By Naomi Weiss, author of Seeing Theater: The Phenomenology of Classical Greek Drama
The cover of Seeing Theater, thoughtfully designed by my late brother-in-law and artist David Palacios, offers a succinct visual encapsulation of the book and an interesting twist on the only surviving image in classical Athenian art of a theater audience.
The cover immediately draws our attention to one of the two media I discuss in the book: ancient Greek pottery. Vase painting is the only surviving visual archive contemporary with the plays themselves that offers traces of Athenian theater practice in the fifth century BCE. The stylized image of a krater or mixing bowl acts as a frame, within which we see concentric rows of rectangles, radiating outward, representing the seats in a Greek theater. In the center are two men sitting on chairs. One, older and bearded, looks straight ahead. His younger partner turns toward him as if to chat while also pointing out to something in front of them.
David’s drawing of this seated pair is based on a unique depiction of a theater audience painted on an Athenian chous or wine jug dated to roughly 420 BCE. On the jug, these two figures face a platform, on which stands a man in costume. A curved structure rises up from beneath the platform, possibly representing stage scenery. Pieced together from fragments, for a long time the jug was held in a private collection and could not be viewed in person. Now it is in the National Archaeological Museum in Athens, but the glaze is so eroded that we still rely on a combination of a drawing and four photographs, all published in 1935, for an understanding of the scene depicted on its side. Much ink has been spilled on what it shows: what play is being performed, what character the guy on the stage is playing, what the curved structure might represent. None of this can be determined with any certainty.

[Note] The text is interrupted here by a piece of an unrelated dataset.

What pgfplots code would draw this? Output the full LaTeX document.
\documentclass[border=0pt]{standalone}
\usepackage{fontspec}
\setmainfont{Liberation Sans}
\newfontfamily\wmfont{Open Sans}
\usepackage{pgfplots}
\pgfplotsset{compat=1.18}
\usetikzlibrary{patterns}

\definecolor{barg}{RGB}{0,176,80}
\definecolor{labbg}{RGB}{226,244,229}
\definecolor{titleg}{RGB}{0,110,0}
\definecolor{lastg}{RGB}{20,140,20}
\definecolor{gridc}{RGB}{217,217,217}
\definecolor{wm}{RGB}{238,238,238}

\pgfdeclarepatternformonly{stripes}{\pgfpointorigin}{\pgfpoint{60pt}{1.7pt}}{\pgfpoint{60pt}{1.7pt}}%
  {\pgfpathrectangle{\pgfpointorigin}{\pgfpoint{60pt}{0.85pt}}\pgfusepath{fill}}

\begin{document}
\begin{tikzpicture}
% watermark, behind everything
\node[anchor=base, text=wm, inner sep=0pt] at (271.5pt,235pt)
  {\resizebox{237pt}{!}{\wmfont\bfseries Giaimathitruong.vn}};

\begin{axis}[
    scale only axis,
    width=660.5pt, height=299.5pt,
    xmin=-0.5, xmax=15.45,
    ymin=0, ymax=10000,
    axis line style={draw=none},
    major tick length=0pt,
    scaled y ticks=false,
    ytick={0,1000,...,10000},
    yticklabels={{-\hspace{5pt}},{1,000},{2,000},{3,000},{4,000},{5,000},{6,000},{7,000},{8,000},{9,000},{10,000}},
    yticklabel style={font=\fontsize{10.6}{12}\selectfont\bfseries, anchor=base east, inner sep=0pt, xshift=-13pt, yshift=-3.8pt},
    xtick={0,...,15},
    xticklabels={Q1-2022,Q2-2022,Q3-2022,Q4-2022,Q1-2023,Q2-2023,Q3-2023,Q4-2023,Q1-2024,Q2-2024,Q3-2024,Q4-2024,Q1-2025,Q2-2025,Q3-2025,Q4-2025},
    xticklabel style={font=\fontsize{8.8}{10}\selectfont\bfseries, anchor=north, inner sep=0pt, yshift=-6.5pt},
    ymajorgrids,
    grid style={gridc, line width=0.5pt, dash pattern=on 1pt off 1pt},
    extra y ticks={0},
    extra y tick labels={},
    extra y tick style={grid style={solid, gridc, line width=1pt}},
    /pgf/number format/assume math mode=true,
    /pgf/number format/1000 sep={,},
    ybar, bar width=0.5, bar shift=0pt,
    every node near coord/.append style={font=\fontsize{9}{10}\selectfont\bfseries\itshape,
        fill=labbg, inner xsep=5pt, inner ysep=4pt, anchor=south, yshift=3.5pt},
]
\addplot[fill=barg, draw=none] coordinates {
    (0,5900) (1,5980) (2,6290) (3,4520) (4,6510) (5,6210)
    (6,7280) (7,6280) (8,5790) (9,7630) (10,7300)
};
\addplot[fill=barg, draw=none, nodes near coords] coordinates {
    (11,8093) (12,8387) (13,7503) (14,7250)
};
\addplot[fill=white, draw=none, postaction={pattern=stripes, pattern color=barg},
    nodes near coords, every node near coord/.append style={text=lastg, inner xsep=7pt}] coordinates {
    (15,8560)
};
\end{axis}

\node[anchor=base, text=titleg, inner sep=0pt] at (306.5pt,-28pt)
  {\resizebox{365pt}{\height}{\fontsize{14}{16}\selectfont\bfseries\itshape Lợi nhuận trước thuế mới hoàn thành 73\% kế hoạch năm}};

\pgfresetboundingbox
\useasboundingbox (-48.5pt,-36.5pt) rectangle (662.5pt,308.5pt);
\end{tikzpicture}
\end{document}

What I find much more interesting is the focus on theatrical spectatorship itself. Actors, chorus, musician, judges, and audience have been reduced to an exchange between a single performer and two spectators. The spectators have been variously identified as two judges, a judge with the chorēgos— the person who financed the production, a judge with the dramatic poet, or just regular audience members. Whoever they may be, the scene on the jug invites its viewer to position themselves alongside this pair—to look upon the actor and the physical properties of his performance space and perhaps also to wonder about what they might represent.

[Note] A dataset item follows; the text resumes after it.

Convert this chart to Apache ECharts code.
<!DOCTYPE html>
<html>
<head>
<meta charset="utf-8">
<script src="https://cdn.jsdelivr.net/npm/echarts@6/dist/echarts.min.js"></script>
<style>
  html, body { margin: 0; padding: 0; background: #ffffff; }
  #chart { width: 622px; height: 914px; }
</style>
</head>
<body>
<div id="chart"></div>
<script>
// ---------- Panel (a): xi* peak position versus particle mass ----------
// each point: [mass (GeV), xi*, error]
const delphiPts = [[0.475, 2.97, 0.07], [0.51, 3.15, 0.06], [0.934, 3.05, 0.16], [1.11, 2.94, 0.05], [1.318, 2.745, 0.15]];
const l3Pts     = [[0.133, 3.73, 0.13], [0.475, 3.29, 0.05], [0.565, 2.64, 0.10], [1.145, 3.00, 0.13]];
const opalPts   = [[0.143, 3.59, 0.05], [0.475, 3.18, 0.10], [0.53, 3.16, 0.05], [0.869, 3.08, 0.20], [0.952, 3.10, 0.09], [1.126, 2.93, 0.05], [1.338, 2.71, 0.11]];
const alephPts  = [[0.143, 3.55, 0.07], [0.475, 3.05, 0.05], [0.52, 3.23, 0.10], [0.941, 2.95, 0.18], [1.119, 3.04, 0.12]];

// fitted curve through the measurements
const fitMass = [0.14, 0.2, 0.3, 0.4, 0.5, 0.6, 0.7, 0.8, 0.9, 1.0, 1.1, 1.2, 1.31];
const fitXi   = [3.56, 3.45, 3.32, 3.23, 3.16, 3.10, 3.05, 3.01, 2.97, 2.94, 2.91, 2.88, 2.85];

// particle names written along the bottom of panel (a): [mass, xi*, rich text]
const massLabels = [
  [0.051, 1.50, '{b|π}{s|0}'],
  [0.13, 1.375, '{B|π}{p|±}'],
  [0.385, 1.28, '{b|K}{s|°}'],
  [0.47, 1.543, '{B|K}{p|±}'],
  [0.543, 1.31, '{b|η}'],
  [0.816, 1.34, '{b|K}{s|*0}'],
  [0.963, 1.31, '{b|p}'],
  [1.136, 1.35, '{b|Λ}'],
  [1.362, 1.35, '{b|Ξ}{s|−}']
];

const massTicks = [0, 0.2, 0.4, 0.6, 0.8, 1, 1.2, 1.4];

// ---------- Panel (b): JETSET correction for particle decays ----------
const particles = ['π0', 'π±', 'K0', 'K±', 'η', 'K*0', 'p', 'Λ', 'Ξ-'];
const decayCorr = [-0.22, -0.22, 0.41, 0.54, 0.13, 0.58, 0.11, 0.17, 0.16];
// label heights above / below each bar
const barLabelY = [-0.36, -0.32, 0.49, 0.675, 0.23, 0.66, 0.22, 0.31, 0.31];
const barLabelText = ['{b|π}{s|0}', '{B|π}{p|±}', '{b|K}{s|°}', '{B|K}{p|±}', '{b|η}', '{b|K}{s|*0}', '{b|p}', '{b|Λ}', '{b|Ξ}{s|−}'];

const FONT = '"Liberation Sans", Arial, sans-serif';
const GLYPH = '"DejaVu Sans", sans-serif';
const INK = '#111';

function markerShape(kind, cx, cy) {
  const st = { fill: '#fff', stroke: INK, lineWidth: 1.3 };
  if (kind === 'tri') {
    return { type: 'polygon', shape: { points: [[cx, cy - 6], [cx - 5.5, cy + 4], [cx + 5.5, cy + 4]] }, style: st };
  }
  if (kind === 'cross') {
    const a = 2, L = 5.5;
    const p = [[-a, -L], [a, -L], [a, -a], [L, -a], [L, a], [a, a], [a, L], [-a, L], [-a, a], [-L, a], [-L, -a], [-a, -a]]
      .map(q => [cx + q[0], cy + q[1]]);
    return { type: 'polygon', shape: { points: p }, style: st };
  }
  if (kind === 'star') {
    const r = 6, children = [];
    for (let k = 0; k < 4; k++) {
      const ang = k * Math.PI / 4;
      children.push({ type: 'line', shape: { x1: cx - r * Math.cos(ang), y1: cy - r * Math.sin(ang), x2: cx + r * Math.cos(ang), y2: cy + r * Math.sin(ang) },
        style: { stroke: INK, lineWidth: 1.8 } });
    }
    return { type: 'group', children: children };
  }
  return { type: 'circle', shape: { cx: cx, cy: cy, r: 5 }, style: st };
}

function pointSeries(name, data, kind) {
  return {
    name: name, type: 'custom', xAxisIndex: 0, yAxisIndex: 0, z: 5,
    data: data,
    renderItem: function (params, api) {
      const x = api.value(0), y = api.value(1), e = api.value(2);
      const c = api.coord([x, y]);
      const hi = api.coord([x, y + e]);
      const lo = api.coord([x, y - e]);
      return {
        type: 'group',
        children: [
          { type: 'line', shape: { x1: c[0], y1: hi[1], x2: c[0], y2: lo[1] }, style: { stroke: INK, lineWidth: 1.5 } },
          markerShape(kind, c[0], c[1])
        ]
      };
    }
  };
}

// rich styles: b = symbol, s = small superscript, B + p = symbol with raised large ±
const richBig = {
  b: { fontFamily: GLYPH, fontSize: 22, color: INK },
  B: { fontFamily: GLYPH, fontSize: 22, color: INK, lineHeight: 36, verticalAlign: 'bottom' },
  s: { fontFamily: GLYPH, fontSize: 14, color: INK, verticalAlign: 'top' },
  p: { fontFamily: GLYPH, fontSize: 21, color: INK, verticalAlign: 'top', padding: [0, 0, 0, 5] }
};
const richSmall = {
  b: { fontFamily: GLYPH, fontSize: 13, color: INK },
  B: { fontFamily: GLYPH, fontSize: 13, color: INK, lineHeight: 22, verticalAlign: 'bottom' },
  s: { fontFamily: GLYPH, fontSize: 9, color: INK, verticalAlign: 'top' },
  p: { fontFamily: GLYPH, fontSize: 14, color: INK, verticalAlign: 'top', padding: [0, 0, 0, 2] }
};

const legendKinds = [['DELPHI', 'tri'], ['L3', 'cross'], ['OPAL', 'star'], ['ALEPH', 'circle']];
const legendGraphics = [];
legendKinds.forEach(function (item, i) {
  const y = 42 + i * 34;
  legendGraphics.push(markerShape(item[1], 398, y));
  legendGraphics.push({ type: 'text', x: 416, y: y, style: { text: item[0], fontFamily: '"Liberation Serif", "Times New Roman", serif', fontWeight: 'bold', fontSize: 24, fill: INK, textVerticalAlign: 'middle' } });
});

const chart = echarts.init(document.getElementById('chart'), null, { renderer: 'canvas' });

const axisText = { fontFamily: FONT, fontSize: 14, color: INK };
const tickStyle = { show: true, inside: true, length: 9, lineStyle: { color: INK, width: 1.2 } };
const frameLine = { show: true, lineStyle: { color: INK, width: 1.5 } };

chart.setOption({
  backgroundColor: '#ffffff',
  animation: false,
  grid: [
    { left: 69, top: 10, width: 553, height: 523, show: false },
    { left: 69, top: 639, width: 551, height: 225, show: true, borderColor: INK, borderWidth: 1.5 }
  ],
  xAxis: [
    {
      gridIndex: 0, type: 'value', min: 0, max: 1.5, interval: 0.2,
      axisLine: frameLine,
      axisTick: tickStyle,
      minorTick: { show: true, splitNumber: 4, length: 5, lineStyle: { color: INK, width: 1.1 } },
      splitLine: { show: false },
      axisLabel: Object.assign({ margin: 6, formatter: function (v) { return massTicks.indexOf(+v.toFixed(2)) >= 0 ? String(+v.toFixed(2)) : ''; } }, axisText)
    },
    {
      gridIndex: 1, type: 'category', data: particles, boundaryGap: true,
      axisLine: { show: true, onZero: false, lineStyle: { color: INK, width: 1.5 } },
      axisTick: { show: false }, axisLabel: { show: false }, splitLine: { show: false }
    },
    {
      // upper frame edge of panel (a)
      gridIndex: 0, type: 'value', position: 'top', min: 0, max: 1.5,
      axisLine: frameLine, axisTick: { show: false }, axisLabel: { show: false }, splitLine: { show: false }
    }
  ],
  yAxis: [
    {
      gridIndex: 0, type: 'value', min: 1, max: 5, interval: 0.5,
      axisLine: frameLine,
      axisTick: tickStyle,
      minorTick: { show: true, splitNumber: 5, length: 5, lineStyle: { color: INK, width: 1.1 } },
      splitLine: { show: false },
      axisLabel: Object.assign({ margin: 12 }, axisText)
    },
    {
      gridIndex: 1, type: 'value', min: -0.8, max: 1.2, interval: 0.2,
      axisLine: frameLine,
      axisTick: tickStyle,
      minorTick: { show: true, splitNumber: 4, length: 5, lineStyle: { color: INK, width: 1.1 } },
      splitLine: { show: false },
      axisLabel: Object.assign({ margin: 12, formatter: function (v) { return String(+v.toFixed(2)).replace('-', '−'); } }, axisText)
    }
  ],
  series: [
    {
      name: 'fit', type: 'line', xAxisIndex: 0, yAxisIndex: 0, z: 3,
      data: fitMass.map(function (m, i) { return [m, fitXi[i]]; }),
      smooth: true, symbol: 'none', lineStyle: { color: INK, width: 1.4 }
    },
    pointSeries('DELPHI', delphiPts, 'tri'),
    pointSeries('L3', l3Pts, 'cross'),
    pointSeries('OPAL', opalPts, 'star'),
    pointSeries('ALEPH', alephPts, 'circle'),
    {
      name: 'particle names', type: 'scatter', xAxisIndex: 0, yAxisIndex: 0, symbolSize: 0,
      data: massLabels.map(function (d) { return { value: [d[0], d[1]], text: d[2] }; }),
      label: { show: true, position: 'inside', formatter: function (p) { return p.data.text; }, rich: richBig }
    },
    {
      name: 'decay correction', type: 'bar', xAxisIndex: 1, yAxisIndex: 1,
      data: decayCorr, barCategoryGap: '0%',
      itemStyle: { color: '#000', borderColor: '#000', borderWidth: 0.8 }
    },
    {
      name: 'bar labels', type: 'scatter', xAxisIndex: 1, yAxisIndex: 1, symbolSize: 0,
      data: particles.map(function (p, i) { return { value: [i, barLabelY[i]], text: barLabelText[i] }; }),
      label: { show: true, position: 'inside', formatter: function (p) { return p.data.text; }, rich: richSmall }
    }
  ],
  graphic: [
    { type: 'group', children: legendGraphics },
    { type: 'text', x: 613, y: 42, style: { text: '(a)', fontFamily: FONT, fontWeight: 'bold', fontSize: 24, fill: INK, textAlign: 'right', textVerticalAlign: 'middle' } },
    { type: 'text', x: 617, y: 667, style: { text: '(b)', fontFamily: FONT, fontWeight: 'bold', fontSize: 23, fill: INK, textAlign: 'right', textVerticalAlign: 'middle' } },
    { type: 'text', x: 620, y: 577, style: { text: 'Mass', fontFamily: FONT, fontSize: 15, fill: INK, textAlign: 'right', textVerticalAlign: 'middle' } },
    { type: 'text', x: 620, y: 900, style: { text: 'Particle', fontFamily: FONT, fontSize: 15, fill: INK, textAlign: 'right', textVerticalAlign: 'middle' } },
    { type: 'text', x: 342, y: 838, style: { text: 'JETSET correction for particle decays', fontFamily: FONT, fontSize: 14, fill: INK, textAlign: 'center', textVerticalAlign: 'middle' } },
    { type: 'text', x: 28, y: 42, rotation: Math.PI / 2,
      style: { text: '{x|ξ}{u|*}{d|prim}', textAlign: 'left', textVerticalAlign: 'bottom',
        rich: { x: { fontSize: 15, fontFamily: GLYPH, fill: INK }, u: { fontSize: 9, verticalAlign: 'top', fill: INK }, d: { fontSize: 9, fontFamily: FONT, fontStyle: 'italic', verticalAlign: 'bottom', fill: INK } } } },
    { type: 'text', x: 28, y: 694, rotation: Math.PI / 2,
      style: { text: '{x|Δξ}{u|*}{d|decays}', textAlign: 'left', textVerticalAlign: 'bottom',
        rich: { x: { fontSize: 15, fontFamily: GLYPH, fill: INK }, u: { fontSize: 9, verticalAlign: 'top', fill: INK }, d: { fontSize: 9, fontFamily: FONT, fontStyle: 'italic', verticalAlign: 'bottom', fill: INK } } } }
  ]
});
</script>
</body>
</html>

On my book’s cover, there is no stage platform or actor. The absence of a clear object of the two spectators’ attention communicates a central tenet of the book—that what and how we see is never straightforward. Greek tragedians and comedians alike repeatedly interrogate the viewing experience and, in doing so, interrogate theater’s mechanisms of representation. Drawing from the work of theater phenomenologists like Bert States and Stanton Garner Jr, I explore the slippage and friction between actuality and virtuality, presence and absence: plays, for example, that invite viewers to notice the disconnect between a prop and what it represents, or to see it in multiple ways at the same time; plays that prevent any identification of onstage spaces, bodies, and objects for a remarkably long time; plays that push against the bounds of representation altogether. By positioning the two figures within empty black space, the cover opens up the question of what their viewing experience might be. We become more focused on the younger man’s inquisitive look and pointing finger: What is he looking at? Does he see it in the same way as the older man does? Does he see anything at all?

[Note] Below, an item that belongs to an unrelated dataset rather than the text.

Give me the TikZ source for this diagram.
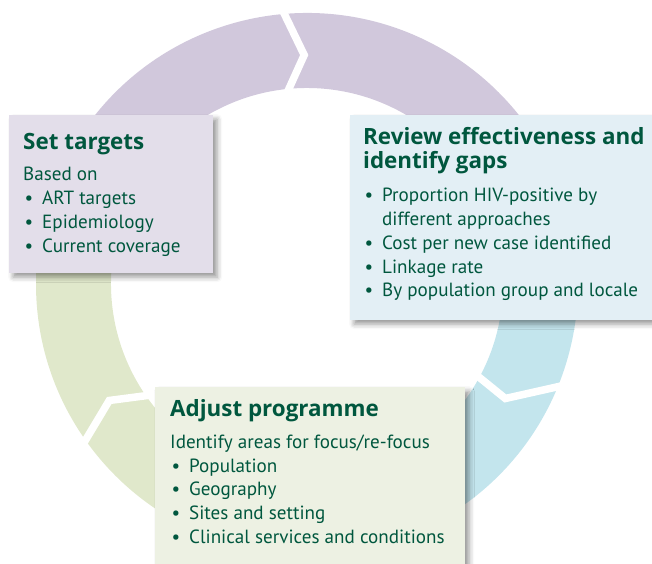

At the same time, we could understand the younger man’s stance as a gesture toward the stylized rows of theater seats around them—to the audience. This pair of viewers have become, in David’s rendering, the objects viewed. They look out to the audience as the audience looks back at them. In this respect, the image refers to the scenes of staged spectatorship that recur across my book, where a character acts as an internal spectator, seeing with and for the audience as they observe what’s around them. Often, such figures act as viewers of the audience, prompting them to reflect on their own role within a play’s spectatorial dynamics. This is partly how audiences of classical Greek theater, as I argue, become part of the dramatic production, not just seeing theater but making theater.